Vous ne pourriez pas produire les mêmes jeux au sein d’un grand studio ?
Le fait de travailler en indépendant, sans dépendre d’une plateforme ou d’une structure plus importante, me permet d’être totalement libre de mes choix créatifs. Je peux faire un jeu sur absolument tout ce qui me passe par la tête. Une couleur, le thème du sucre, une fable, une boîte mystérieuse… Je peux réellement expérimenter et c’est justement ce qui est apprécié par les joueurs.
Qu’est-ce qui caractérise le slow gaming en général et vos créations en particulier ?
Même dans les formats pour mobiles, on trouve un grand nombre de jeux axés sur la qualité graphique mais qui ne se soucient pas forcément des mécaniques ludiques et se démarquent peu les uns des autres. De façon générale, l’industrie privilégie les effets, investit beaucoup dans les graphismes et le show mais délaisse la créativité pure et le système qui sous-tend chaque jeu. Le slow gaming consiste à bousculer tout cela et à mettre en avant les aspects innovants et artistiques.
Qui sont les adeptes du slow gaming ? Quel est leur profil type ?
Le slow gaming consiste en une approche alternative du jeu vidéo. Il s’adresse d’abord à un public différent, qui n’est pas forcément un public de gamer – des personnes de tous les âges et de tous les horizons téléchargent mes jeux par exemple. Il part d’une approche plus adulte, en favorisant une progression à un rythme personnel, sans créer des frustrations ou des défis trop poussés. C’est une sorte de méditation par le jeu, sans forcer l’addiction, en laissant des espaces de respiration. Je conçois mes jeux comme des puzzles dont on découvre les règles au fur et à mesure. Je ne donne pas d’instructions, tout doit toujours être auto-explicatif. J’ai surtout envie que les gens éprouvent un sentiment de satisfaction en jouant, qu’ils aient envie d’aller plus loin à leur guise.
Vous mettez aussi en valeur les jeux d’autres concepteurs sur votre blog, pourquoi ?
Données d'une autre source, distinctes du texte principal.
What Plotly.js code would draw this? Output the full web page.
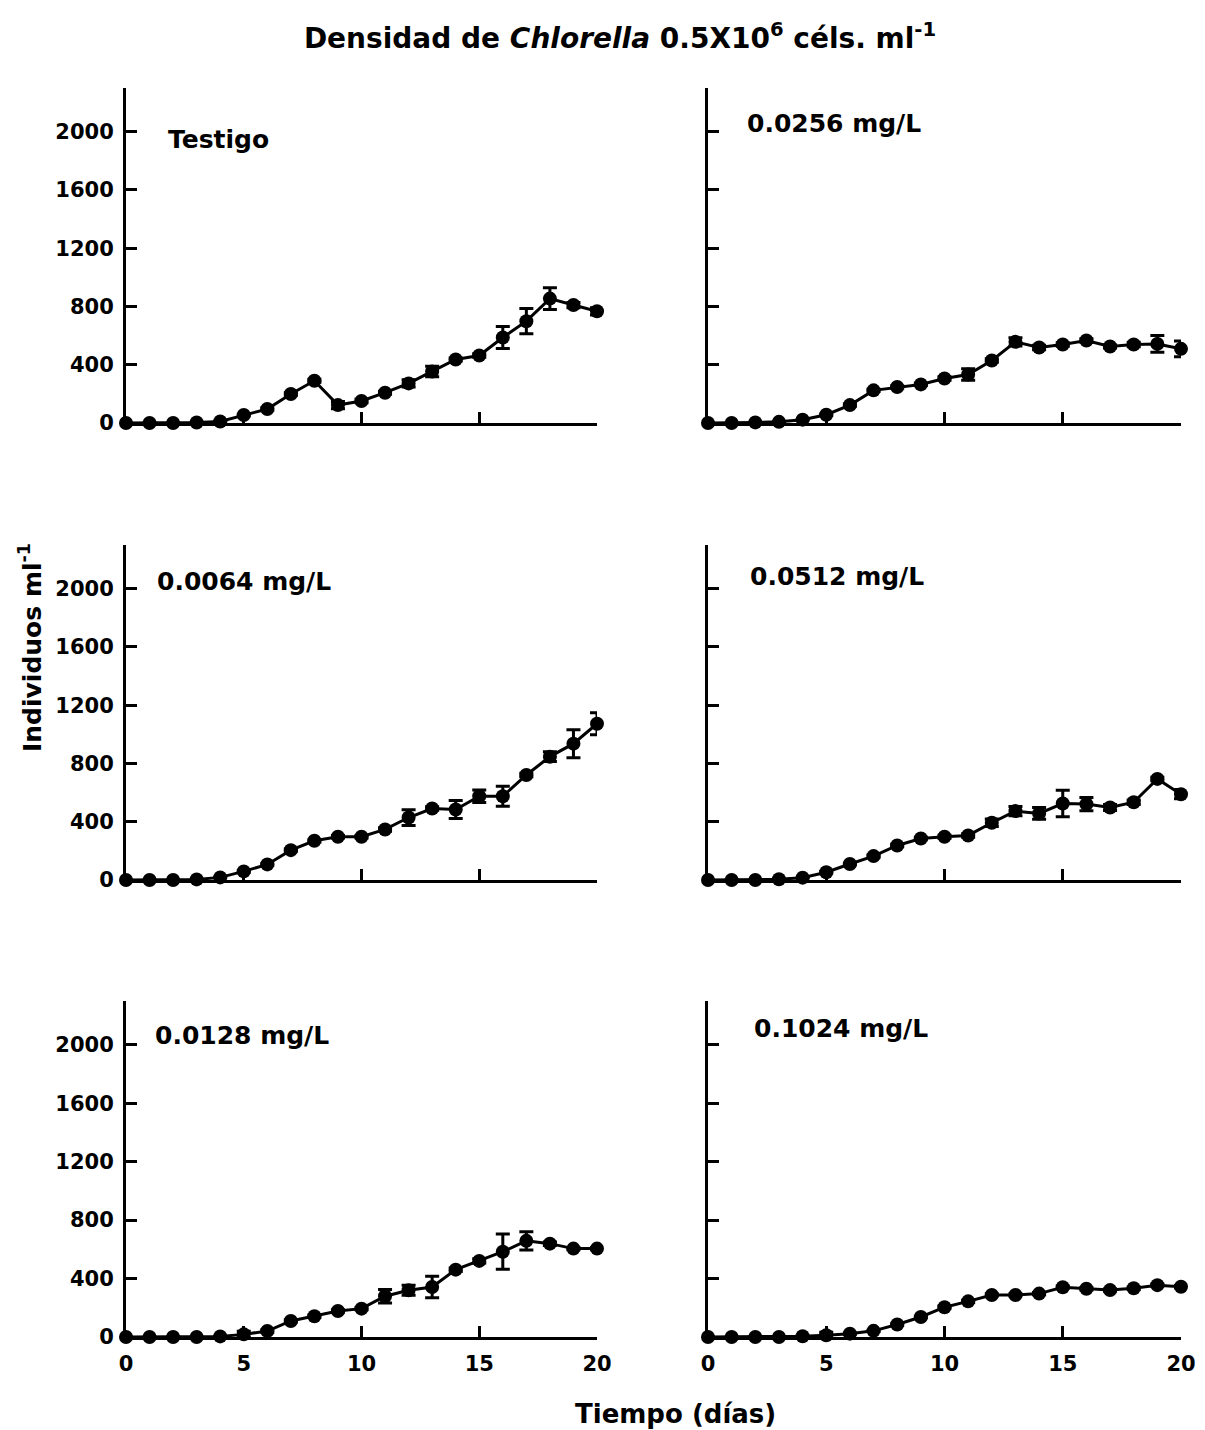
<!DOCTYPE html>
<html>
<head>
<meta charset="utf-8">
<script src="https://cdn.plot.ly/plotly-3.0.1.min.js"></script>
<style>
  html, body { margin: 0; padding: 0; background: #fff; }
  #chart { width: 1205px; height: 1430px; }
</style>
</head>
<body>
<div id="chart"></div>
<script>
// Days of culture
const days = [0,1,2,3,4,5,6,7,8,9,10,11,12,13,14,15,16,17,18,19,20];

// Mean density (individuals per ml) and error for each treatment
const testigoMean = [0,0,0,3,10,55,96,199,290,123,151,208,272,354,436,463,587,699,854,810,767];
const testigoErr  = [0,0,0,0,0,5,8,8,10,25,12,10,25,36,10,12,75,87,74,18,25];

const c0064Mean = [0,0,0,4,18,59,107,205,269,297,297,347,429,491,484,575,575,721,847,936,1073];
const c0064Err  = [0,0,0,0,0,5,5,8,8,8,8,12,54,12,62,43,68,12,34,96,75];

const c0128Mean = [0,0,0,0,4,18,41,110,142,178,194,279,320,342,461,521,584,658,639,605,605];
const c0128Err  = [0,0,0,0,0,22,8,8,8,8,8,46,34,73,12,15,121,63,12,8,8];

const c0256Mean = [0,0,4,8,23,57,123,224,247,265,306,333,429,557,518,539,566,525,539,543,509];
const c0256Err  = [0,0,0,0,0,5,8,8,8,8,12,40,12,29,15,12,12,10,15,57,54];

const c0512Mean = [0,0,0,5,16,53,110,164,237,285,297,306,393,473,457,525,521,498,534,694,589];
const c0512Err  = [0,0,0,0,0,5,5,8,8,8,10,12,25,32,40,91,46,20,15,12,32];

const c1024Mean = [0,0,0,0,5,12,23,42,86,137,204,244,288,288,297,341,330,321,334,355,344];
const c1024Err  = [0,0,0,0,0,20,5,5,5,5,8,8,8,8,8,8,8,8,8,8,8];

const panelLabels = ['Testigo','0.0256 mg/L','0.0064 mg/L','0.0512 mg/L','0.0128 mg/L','0.1024 mg/L'];
const xTicks = [0,5,10,15,20];
const yTicks = [0,400,800,1200,1600,2000];

// Panel order: row by row, left then right
const panels = [
  {mean: testigoMean, err: testigoErr},
  {mean: c0256Mean,   err: c0256Err},
  {mean: c0064Mean,   err: c0064Err},
  {mean: c0512Mean,   err: c0512Err},
  {mean: c0128Mean,   err: c0128Err},
  {mean: c1024Mean,   err: c1024Err}
];

const W = 1205, H = 1430;
const px = v => v / W;
const py = v => 1 - v / H;

// Plot-area boxes in pixels
const colX = [[126, 597], [708, 1181]];
const rowY = [[88, 423], [545, 880], [1001, 1337]];
const labelPos = [[166,139],[745,124],[155,581],[748,577],[153,1035],[752,1028]];

const traces = [];
const layout = {
  width: W, height: H,
  margin: {l: 0, r: 0, t: 0, b: 0},
  paper_bgcolor: '#fff', plot_bgcolor: 'rgba(0,0,0,0)',
  showlegend: false,
  font: {family: 'DejaVu Sans', size: 21, color: '#000', weight: 'bold'},
  title: {
    text: 'Densidad de <i>Chlorella</i> 0.5X10<sup>6</sup> céls. ml<sup>-1</sup>',
    x: 620 / W, xanchor: 'center', y: py(38), yanchor: 'middle',
    font: {family: 'DejaVu Sans', size: 28, color: '#000', weight: 'bold'}
  },
  annotations: []
};

panels.forEach((p, i) => {
  const row = Math.floor(i / 2), col = i % 2;
  const n = i + 1;
  const sfx = n === 1 ? '' : String(n);
  traces.push({
    type: 'scatter', mode: 'lines+markers',
    x: days, y: p.mean,
    xaxis: 'x' + sfx, yaxis: 'y' + sfx,
    line: {color: '#000', width: 3},
    marker: {color: '#000', size: 14, symbol: 'circle'},
    error_y: {type: 'data', array: p.err, visible: true, color: '#000', thickness: 3, width: 7},
    cliponaxis: false
  });
  layout['xaxis' + sfx] = {
    domain: [px(colX[col][0]), px(colX[col][1])],
    anchor: 'y' + sfx,
    range: [0, 20],
    tickvals: xTicks,
    ticks: 'inside', ticklen: 11, tickwidth: 3, tickcolor: '#000',
    showticklabels: row === 2,
    ticklabelstandoff: 6,
    showline: true, linecolor: '#000', linewidth: 3,
    showgrid: false, zeroline: false,
    tickfont: {size: 21}
  };
  layout['yaxis' + sfx] = {
    domain: [py(rowY[row][1]), py(rowY[row][0])],
    anchor: 'x' + sfx,
    range: [0, 2300],
    tickvals: yTicks,
    ticks: 'inside', ticklen: 11, tickwidth: 3, tickcolor: '#000',
    showticklabels: col === 0,
    ticklabelstandoff: 5,
    showline: true, linecolor: '#000', linewidth: 3,
    showgrid: false, zeroline: false,
    tickfont: {size: 21}
  };
  layout.annotations.push({
    text: panelLabels[i], xref: 'paper', yref: 'paper',
    x: px(labelPos[i][0]), y: py(labelPos[i][1]),
    xanchor: 'left', yanchor: 'middle', showarrow: false,
    font: {size: 25}
  });
});

// Shared axis titles
layout.annotations.push({
  text: 'Tiempo (días)', xref: 'paper', yref: 'paper',
  x: px(675), y: py(1414), xanchor: 'center', yanchor: 'middle',
  showarrow: false, font: {size: 26}
});
layout.annotations.push({
  text: 'Individuos ml<sup>-1</sup>', xref: 'paper', yref: 'paper',
  x: px(30), y: py(648), xanchor: 'center', yanchor: 'middle',
  textangle: -90, showarrow: false, font: {size: 25}
});

Plotly.newPlot('chart', traces, layout, {staticPlot: true, displayModeBar: false});
</script>
</body>
</html>
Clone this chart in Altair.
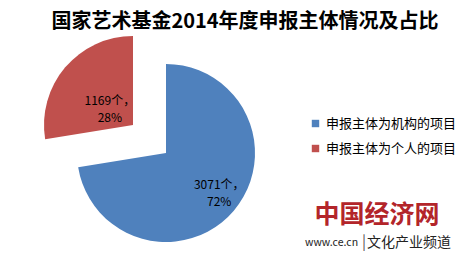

Le slow gaming est une forme de contre-culture ou d’avant-garde. Entre concepteurs, nous partageons des valeurs et une certaine vision du paysage vidéoludique. Il y a une vraie collégialité et une émulation entre nous tous. Sur mon blog, je parle des jeux indépendants qui me séduisent et j’essaye de faire connaître le travail de mes collègues du monde entier. Il n’y a pas vraiment de concurrence mais plutôt un effet de renforcement vis-à-vis du grand public.
Le dialogue avec les joueurs est également important à vos yeux ?
Les notes données par les utilisateurs sont essentielles pour les créateurs de jeux indépendants. Ce sont elles qui vont nous donner de la visibilité dans l’App Store ou le Google Play Store. Elles vont influer sur le référencement et donc sur le nombre de téléchargements potentiels. Pour ma part, je suis de très près les notations et surtout les commentaires. Je réponds moi-même aux remarques et aux éventuelles critiques. Cela me permet aussi d'établir un dialogue avec la communauté des joueurs, de comprendre leurs attentes et d’adapter également mon travail en fonction de leur ressenti.